* **CHALLENGE**: Up to and including the line with "(futuros) at (481,841)", write out the listing from its first line, minus the pictures.
═══
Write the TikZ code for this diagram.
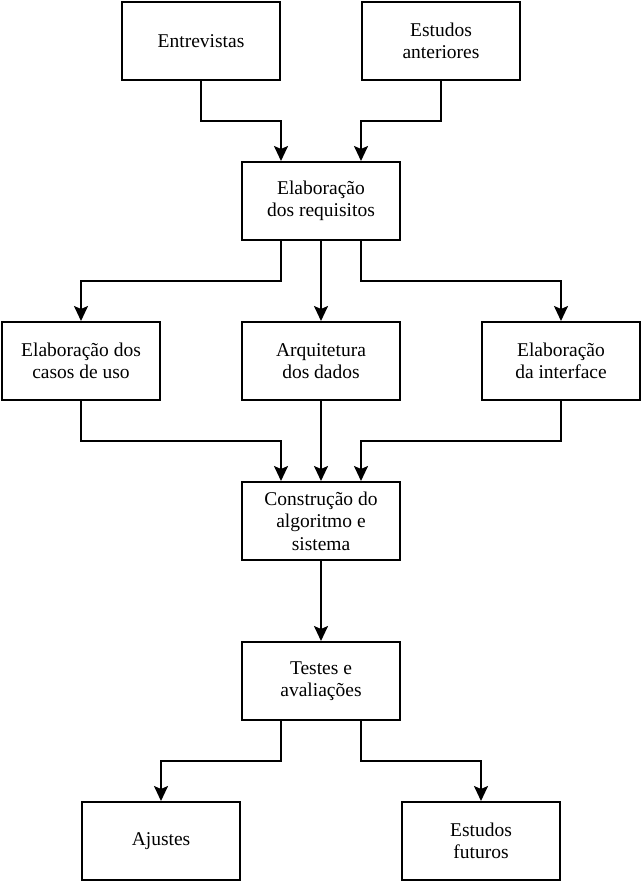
\documentclass[tikz,border=0pt]{standalone}
\usepackage{fontspec}
\setmainfont{Liberation Serif}
\usetikzlibrary{arrows.meta,positioning,calc}

\begin{document}
\begin{tikzpicture}[x=1pt,y=-1pt,
  caixa/.style={draw,line width=2pt,minimum width=158pt,minimum height=78pt,align=center,
    font=\fontsize{19.5}{22.5}\selectfont},
  seta/.style={line width=2pt,-{Stealth[length=15pt,width=14pt,inset=3pt]}}]
\useasboundingbox (0,0) rectangle (642,882);
% linha de cima
\node[caixa] (entrev) at (201,41) {Entrevistas};
\node[caixa] (estant) at (441,41) {Estudos\\anteriores};
\node[caixa] (requis) at (321,201) {Elaboração\\dos requisitos};
% linha do meio
\node[caixa] (casos) at (81,361) {Elaboração dos\\casos de uso};
\node[caixa] (arqui) at (321,361) {Arquitetura\\dos dados};
\node[caixa] (interf) at (561,361) {Elaboração\\da interface};
\node[caixa] (constr) at (321,521) {Construção do\\algoritmo e\\sistema};
\node[caixa] (testes) at (321,681) {Testes e\\avaliações};
% linha de baixo
\node[caixa] (ajust) at (161,841) {Ajustes};
\node[caixa] (futuros) at (481,841) {Estudos\\futuros};

\draw[seta] (entrev.south) -- ++(0,40) -| ([xshift=-40pt]requis.north);
\draw[seta] (estant.south) -- ++(0,40) -| ([xshift=40pt]requis.north);
\draw[seta] ([xshift=-40pt]requis.south) -- ++(0,40) -| (casos.north);
\draw[seta] (requis.south) -- (arqui.north);
\draw[seta] ([xshift=40pt]requis.south) -- ++(0,40) -| (interf.north);
\draw[seta] (casos.south) -- ++(0,40) -| ([xshift=-40pt]constr.north);
\draw[seta] (arqui.south) -- (constr.north);
\draw[seta] (interf.south) -- ++(0,40) -| ([xshift=40pt]constr.north);
\draw[seta] (constr.south) -- (testes.north);
\draw[seta] ([xshift=-40pt]testes.south) -- ++(0,40) -| (ajust.north);
\draw[seta] ([xshift=40pt]testes.south) -- ++(0,40) -| (futuros.north);
\end{tikzpicture}
\end{document}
═══
* **WRITTEN RESPONSE**:
Write the TikZ code for this diagram.
\documentclass[tikz,border=0pt]{standalone}
\usepackage{fontspec}
\setmainfont{Liberation Serif}
\usetikzlibrary{arrows.meta,positioning,calc}

\begin{document}
\begin{tikzpicture}[x=1pt,y=-1pt,
  caixa/.style={draw,line width=2pt,minimum width=158pt,minimum height=78pt,align=center,
    font=\fontsize{19.5}{22.5}\selectfont},
  seta/.style={line width=2pt,-{Stealth[length=15pt,width=14pt,inset=3pt]}}]
\useasboundingbox (0,0) rectangle (642,882);
% linha de cima
\node[caixa] (entrev) at (201,41) {Entrevistas};
\node[caixa] (estant) at (441,41) {Estudos\\anteriores};
\node[caixa] (requis) at (321,201) {Elaboração\\dos requisitos};
% linha do meio
\node[caixa] (casos) at (81,361) {Elaboração dos\\casos de uso};
\node[caixa] (arqui) at (321,361) {Arquitetura\\dos dados};
\node[caixa] (interf) at (561,361) {Elaboração\\da interface};
\node[caixa] (constr) at (321,521) {Construção do\\algoritmo e\\sistema};
\node[caixa] (testes) at (321,681) {Testes e\\avaliações};
% linha de baixo
\node[caixa] (ajust) at (161,841) {Ajustes};
\node[caixa] (futuros) at (481,841) {Estudos\\futuros};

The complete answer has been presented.